Every stone is a section of the mind of God,                                                                                           every leaning tree and breathing creature.                                                                                               We need the dark because it makes us clumsy,

because it makes us forget the banks we are rushing between,                                                         muttering about hymns and women while the Falls                                                                           open before us. We will not need to be ready

to tumble down. We will shine and shout                                                                                               and all the damage will be forgotten soon.                                                                                             The water is not wounded by its breathless journey,

it bears its troubles lightly, it winks to the sun,                                                                                          it does not falter as the full night arrives.                                                                                                And the hard ledges glow, long after all else is lost.

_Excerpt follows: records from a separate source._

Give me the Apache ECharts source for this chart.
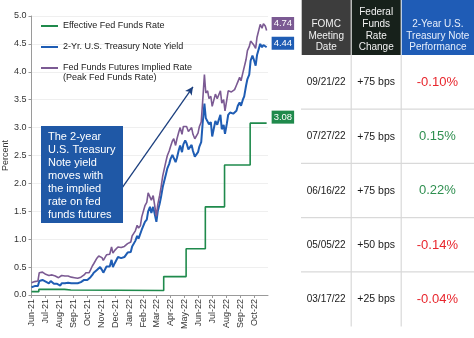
<!DOCTYPE html>
<html><head><meta charset="utf-8">
<script src="https://cdn.jsdelivr.net/npm/echarts@6/dist/echarts.min.js"></script>
<style>html,body{margin:0;padding:0;background:#fff}#c{width:474px;height:338px}</style>
</head><body><div id="c"></div>
<script>
// ---------- DATA ----------
const dates = [
 '2021-06-01','2021-06-04','2021-06-08','2021-06-11','2021-06-15','2021-06-18','2021-06-22','2021-06-25','2021-06-29',
 '2021-07-02','2021-07-06','2021-07-09','2021-07-13','2021-07-16','2021-07-20','2021-07-23','2021-07-27','2021-07-30',
 '2021-08-03','2021-08-06','2021-08-10','2021-08-13','2021-08-17','2021-08-20','2021-08-24','2021-08-27','2021-08-31',
 '2021-09-03','2021-09-07','2021-09-10','2021-09-14','2021-09-17','2021-09-21','2021-09-24','2021-09-28',
 '2021-10-01','2021-10-05','2021-10-08','2021-10-12','2021-10-15','2021-10-19','2021-10-22','2021-10-26','2021-10-29',
 '2021-11-02','2021-11-05','2021-11-09','2021-11-12','2021-11-16','2021-11-19','2021-11-23','2021-11-26','2021-11-30',
 '2021-12-03','2021-12-07','2021-12-10','2021-12-14','2021-12-17','2021-12-21','2021-12-24','2021-12-28','2021-12-31',
 '2022-01-04','2022-01-07','2022-01-11','2022-01-14','2022-01-18','2022-01-21','2022-01-25','2022-01-28',
 '2022-02-01','2022-02-04','2022-02-08','2022-02-11','2022-02-15','2022-02-18','2022-02-22','2022-02-25',
 '2022-03-01','2022-03-04','2022-03-08','2022-03-11','2022-03-15','2022-03-18','2022-03-22','2022-03-25','2022-03-29',
 '2022-04-01','2022-04-05','2022-04-08','2022-04-12','2022-04-15','2022-04-19','2022-04-22','2022-04-26','2022-04-29',
 '2022-05-03','2022-05-06','2022-05-10','2022-05-13','2022-05-17','2022-05-20','2022-05-24','2022-05-27','2022-05-31',
 '2022-06-03','2022-06-07','2022-06-10','2022-06-14','2022-06-17','2022-06-21','2022-06-24','2022-06-28',
 '2022-07-01','2022-07-05','2022-07-08','2022-07-12','2022-07-15','2022-07-19','2022-07-22','2022-07-26','2022-07-29',
 '2022-08-02','2022-08-05','2022-08-09','2022-08-12','2022-08-16','2022-08-19','2022-08-23','2022-08-26','2022-08-30',
 '2022-09-02','2022-09-06','2022-09-09','2022-09-13','2022-09-16','2022-09-20','2022-09-23','2022-09-27','2022-09-30',
 '2022-10-04','2022-10-07','2022-10-11','2022-10-14','2022-10-18','2022-10-21','2022-10-25','2022-10-28'
];
const treasury2y = [
 0.14,0.15,0.16,0.15,0.16,0.25,0.25,0.27,0.25,
 0.24,0.22,0.21,0.25,0.23,0.20,0.20,0.20,0.19,
 0.17,0.21,0.23,0.21,0.21,0.22,0.23,0.21,0.21,
 0.21,0.22,0.21,0.21,0.23,0.22,0.27,0.30,
 0.27,0.29,0.32,0.36,0.40,0.39,0.45,0.47,0.50,
 0.45,0.40,0.42,0.51,0.51,0.51,0.63,0.50,0.57,
 0.59,0.68,0.66,0.66,0.64,0.68,0.70,0.76,0.73,
 0.77,0.87,0.90,0.97,1.06,1.01,1.03,1.17,
 1.18,1.31,1.35,1.50,1.58,1.47,1.58,1.57,
 1.31,1.50,1.63,1.75,1.94,1.95,2.17,2.27,2.35,
 2.44,2.51,2.53,2.38,2.46,2.60,2.68,2.56,2.70,
 2.77,2.72,2.61,2.58,2.69,2.58,2.48,2.47,2.56,
 2.66,2.74,3.06,3.43,3.17,3.20,3.06,3.10,
 2.84,2.82,3.12,3.05,3.13,3.23,2.97,3.05,2.89,
 3.07,3.23,3.27,3.25,3.25,3.26,3.30,3.39,3.45,
 3.39,3.50,3.56,3.75,3.87,3.95,4.20,4.29,4.22,
 4.11,4.30,4.30,4.50,4.44,4.48,4.48,4.44
];
const impliedPeak = [
 0.22,0.23,0.24,0.23,0.25,0.40,0.39,0.41,0.38,
 0.37,0.36,0.35,0.38,0.36,0.33,0.34,0.33,0.31,
 0.30,0.35,0.36,0.34,0.33,0.34,0.34,0.32,0.31,
 0.31,0.32,0.30,0.30,0.32,0.31,0.36,0.40,
 0.37,0.40,0.45,0.52,0.56,0.58,0.66,0.70,0.73,
 0.67,0.62,0.64,0.72,0.74,0.73,0.86,0.75,0.80,
 0.78,0.86,0.84,0.85,0.83,0.87,0.88,0.92,0.90,
 0.95,1.06,1.08,1.15,1.25,1.20,1.24,1.40,
 1.42,1.60,1.66,1.83,1.80,1.70,1.78,1.76,
 1.41,1.62,1.78,1.92,2.14,2.17,2.40,2.50,2.58,
 2.66,2.76,2.80,2.68,2.80,2.92,3.00,2.88,3.02,
 3.04,3.02,2.93,2.90,3.00,2.88,2.80,2.79,2.90,
 3.02,3.10,3.45,3.95,3.62,3.66,3.52,3.56,
 3.38,3.36,3.60,3.52,3.58,3.66,3.44,3.50,3.30,
 3.50,3.66,3.68,3.64,3.66,3.68,3.76,3.82,3.90,
 3.84,3.98,4.00,4.22,4.38,4.45,4.55,4.58,4.48,
 4.42,4.62,4.64,4.85,4.78,4.86,4.82,4.74
];
const effrDates  = ['2021-06-01','2021-06-17','2021-08-12','2021-08-26','2022-03-17','2022-05-05','2022-06-16','2022-07-28','2022-09-22','2022-10-28'];
const effrValues = [0.06,0.10,0.09,0.08,0.33,0.83,1.58,2.33,3.08,3.08];

const seriesNames = ['Effective Fed Funds Rate','2-Yr. U.S. Treasury Note Yield','Fed Funds Futures Implied Rate'];
const legendSubLine = '(Peak Fed Funds Rate)';
const calloutText = 'The 2-year\nU.S. Treasury\nNote yield\nmoves with\nthe implied\nrate on fed\nfunds futures';
const monthNames = ['Jan','Feb','Mar','Apr','May','Jun','Jul','Aug','Sep','Oct','Nov','Dec'];

const tableHeaders = ['FOMC\nMeeting\nDate','Federal\nFunds\nRate\nChange','2-Year U.S.\nTreasury Note\nPerformance'];
const fomcDates = ['09/21/22','07/27/22','06/16/22','05/05/22','03/17/22'];
const rateChanges = ['+75 bps','+75 bps','+75 bps','+50 bps','+25 bps'];
const notePerformance = [-0.10, 0.15, 0.22, -0.14, -0.04];

// ---------- STYLE / LAYOUT ----------
const FONT = '"Liberation Sans", Arial, Helvetica, sans-serif';
const C_GREEN = '#1f8a4c', C_BLUE = '#1f5db4', C_PURPLE = '#7b5a93';
const colX = [301.7, 351.7, 401.7];
const colW = [49, 49, 72.3];
const headerBg = ['#3d3d3d', '#17211b', '#1f5cb6'];
const headerH = 55, rowH = 54.2;

const chart = echarts.init(document.getElementById('c'), null, {renderer:'canvas'});
const P = s => echarts.time.parse(s);

const graphic = [];
// callout box
graphic.push({type:'rect', shape:{x:41, y:126, width:82, height:97}, style:{fill:'#1f58a6'}, z:10});
graphic.push({type:'text', x:48, y:131, z:11, style:{text:calloutText, fill:'#ffffff', fontSize:11, fontFamily:FONT, lineHeight:12.9, align:'left', verticalAlign:'top'}});
// legend second line
graphic.push({type:'text', x:63, y:78, z:11, style:{text:legendSubLine, fill:'#1a1a1a', fontSize:9, fontFamily:FONT, align:'left', verticalAlign:'middle'}});
// table header
tableHeaders.forEach((h,i)=>{
  graphic.push({type:'rect', shape:{x:colX[i], y:0, width:colW[i], height:headerH}, style:{fill:headerBg[i]}});
  graphic.push({type:'text', x:colX[i]+colW[i]/2, y:53.5, style:{text:h, fill: i===2 ? '#e6eefb' : '#f2f2f2', fontSize:10, fontFamily:FONT, lineHeight:11.7, align:'center', verticalAlign:'bottom'}});
});
// grid lines of table
for (let k=1;k<fomcDates.length;k++){
  const y = headerH + rowH*k;
  graphic.push({type:'line', shape:{x1:301, y1:y, x2:474, y2:y}, style:{stroke:'#d9d9d9', lineWidth:1.2}});
}
[351.2, 401.2].forEach(x=>{
  graphic.push({type:'line', shape:{x1:x, y1:headerH, x2:x, y2:326.5}, style:{stroke:'#d9d9d9', lineWidth:1.2}});
});
// table rows
fomcDates.forEach((d,i)=>{
  const yc = headerH + rowH*i + 27.5;
  graphic.push({type:'text', x:colX[0]+colW[0]/2, y:yc, style:{text:d, fill:'#1a1a1a', fontSize:10, fontFamily:FONT, align:'center', verticalAlign:'middle'}});
  graphic.push({type:'text', x:colX[1]+colW[1]/2, y:yc, style:{text:rateChanges[i], fill:'#1a1a1a', fontSize:10.5, fontFamily:FONT, align:'center', verticalAlign:'middle'}});
  const v = notePerformance[i];
  graphic.push({type:'text', x:colX[2]+colW[2]/2-0.5, y:yc, style:{text:v.toFixed(2)+'%', fill: v<0 ? '#e8262d' : '#2f8f50', fontSize:13, fontFamily:FONT, align:'center', verticalAlign:'middle'}});
});

const endLabel = (bg, dy) => ({
  show:true, formatter: p => p.value[1].toFixed(2), color:'#fff', backgroundColor:bg,
  padding:[2,2,1,2], fontSize:9.5, fontFamily:FONT, distance:5, offset:[0,dy]
});

const option = {
  animation:false,
  textStyle:{fontFamily:FONT},
  grid:{left:31.5, right:206, top:16, bottom:43, containLabel:false},
  legend:{
    show:true, orient:'vertical', left:41, top:20.5, padding:0, itemGap:10, itemWidth:17, itemHeight:2, icon:'rect',
    textStyle:{fontSize:9, color:'#1a1a1a', fontFamily:FONT, lineHeight:11},
    data: seriesNames, selectedMode:false
  },
  xAxis:{
    type:'time', min:P('2021-06-01'), max:P('2022-10-31'),
    minInterval:31*86400000, maxInterval:31*86400000,
    axisLine:{show:true, lineStyle:{color:'#9a9a9a', width:1}},
    axisTick:{show:true, length:3, lineStyle:{color:'#9a9a9a'}},
    splitLine:{show:false},
    axisLabel:{rotate:90, fontSize:9, color:'#333', margin:4, hideOverlap:false,
      formatter: v => { const d = new Date(v); return monthNames[d.getMonth()] + '-' + String(d.getFullYear()).slice(2); }}
  },
  yAxis:{
    type:'value', min:0, max:5, interval:0.5,
    name:'Percent', nameLocation:'middle', nameGap:19, nameTextStyle:{fontSize:9, color:'#333'},
    axisLine:{show:true, lineStyle:{color:'#9a9a9a', width:1}},
    axisTick:{show:true, length:3, lineStyle:{color:'#9a9a9a'}},
    splitLine:{show:true, lineStyle:{color:'#efefef', width:1}},
    axisLabel:{fontSize:9, color:'#333', margin:5, formatter: v => v.toFixed(1)}
  },
  series:[
    {name:seriesNames[0], type:'line', step:'end', symbol:'none', color:C_GREEN,
     lineStyle:{width:1.6, color:C_GREEN},
     data: effrDates.map((d,i)=>[P(d), effrValues[i]]),
     endLabel: endLabel(C_GREEN, -6)},
    {name:seriesNames[1], type:'line', symbol:'none', color:C_BLUE,
     lineStyle:{width:2, color:C_BLUE},
     data: dates.map((d,i)=>[P(d), treasury2y[i]]),
     endLabel: endLabel(C_BLUE, -4),
     markLine:{silent:true, symbol:['none','arrow'], symbolSize:[6,8], label:{show:false},
       lineStyle:{color:'#1b3f7e', width:1.3, type:'solid'},
       data:[[{coord:[P('2021-12-16'),1.92]},{coord:[P('2022-05-20'),3.73]}]]}},
    {name:seriesNames[2], type:'line', symbol:'none', color:C_PURPLE,
     lineStyle:{width:1.6, color:C_PURPLE},
     data: dates.map((d,i)=>[P(d), impliedPeak[i]]),
     endLabel: endLabel(C_PURPLE, -7)}
  ],
  graphic: graphic
};
chart.setOption(option);
</script>
</body></html>
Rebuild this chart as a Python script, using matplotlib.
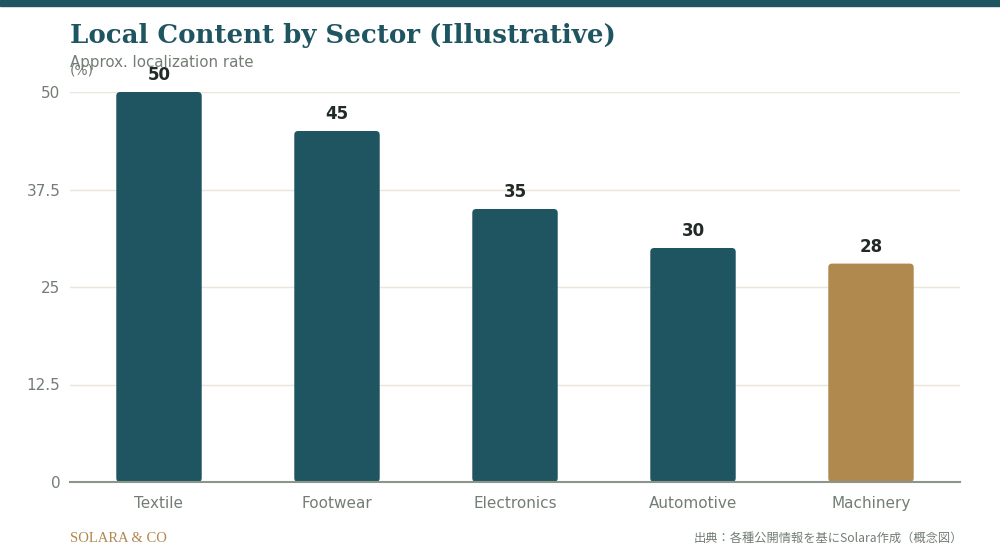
import matplotlib
matplotlib.use("Agg")
import matplotlib.pyplot as plt
from matplotlib.patches import FancyBboxPatch

plt.rcParams["font.family"] = ["DejaVu Sans"]

sectors = ["Textile", "Footwear", "Electronics", "Automotive", "Machinery"]
rates = [50, 45, 35, 30, 28]
highlight = "Machinery"
yticks = [0, 12.5, 25, 37.5, 50]
ytick_labels = ["0", "12.5", "25", "37.5", "50"]

teal = "#1f5561"
gold = "#b0894f"
grey = "#737d74"

fig = plt.figure(figsize=(10, 5.6), dpi=100)
fig.patch.set_facecolor("white")

# top band
fig.add_artist(plt.Rectangle((0, 1 - 6 / 560), 1, 6 / 560, transform=fig.transFigure,
                             color=teal, zorder=5))

ax = fig.add_axes([0.07, 1 - 482 / 560, 0.89, 390 / 560])
ax.set_xlim(-0.5, len(sectors) - 0.5)
ax.set_ylim(0, 50)

bar_w = 0.48
px_per_x = 890 / len(sectors)
px_per_y = 390 / 50
for i, (name, val) in enumerate(zip(sectors, rates)):
    color = gold if name == highlight else teal
    box = FancyBboxPatch((i - bar_w / 2, 0), bar_w, val,
                         boxstyle="round,pad=0,rounding_size=0.022",
                         mutation_aspect=px_per_x / px_per_y,
                         facecolor=color, edgecolor="none", zorder=3)
    ax.add_patch(box)
    ax.text(i, val + 1.0, str(val), ha="center", va="bottom", fontsize=12,
            fontweight="bold", color="#222a28", zorder=4)

ax.set_xticks(range(len(sectors)))
ax.set_xticklabels(sectors)
ax.set_yticks(yticks)
ax.set_yticklabels(ytick_labels)
ax.tick_params(axis="both", length=0, labelsize=11, labelcolor=grey)
ax.tick_params(axis="x", pad=10)
ax.tick_params(axis="y", pad=7)
ax.grid(axis="y", color="#ebe5da", linewidth=1, zorder=0)
ax.set_axisbelow(True)
for s in ["top", "right", "left"]:
    ax.spines[s].set_visible(False)
ax.spines["bottom"].set_color("#8c958b")
ax.spines["bottom"].set_linewidth(1.5)
ax.spines["bottom"].set_zorder(5)

fig.text(0.07, 1 - 35 / 560, "Local Content by Sector (Illustrative)",
         fontsize=18.7, fontweight="bold", family="DejaVu Serif", color=teal, va="center")
fig.text(0.07, 1 - 62 / 560, "Approx. localization rate", fontsize=10.8,
         color=grey, va="center")
fig.text(0.07, 1 - 71 / 560, "(%)", fontsize=10, color=grey, va="center")

fig.text(0.07, 1 - 538 / 560, "SOLARA & CO", fontsize=10.5, family="Liberation Serif",
         color=gold, va="center")
fig.text(0.963, 1 - 538 / 560, "出典：各種公開情報を基にSolara作成（概念図）", fontsize=8.8,
         family=["Noto Sans CJK JP", "DejaVu Sans"], color=grey, va="center", ha="right")

fig.savefig("out.png", dpi=100)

The essay ends one paragraph later, with a reflection on the gift of error, the value of stumbling through the dark. Both the poem and the essay demonstrate the style, substance, and value of theopoetics. Rather than endlessly searching after certainty, we might become like the water, forgiving ourselves for our own clumsiness on our own “breathless journey,” leaping forward even “as the full night arrives.” Gundy never does directly address the instruction he began with, to provide some description or definition of his Christology. Nevertheless, by concluding the essay with this poem, he suggests that theology, too, needs its own darkness, its own glowing ledges. Precisely by living fully as incarnated beings in this world, he seems to say, we inhabit the mind of God.

Many of the essays in this collection reward close readings. Like the best theology and the best poetry, they open out onto the world.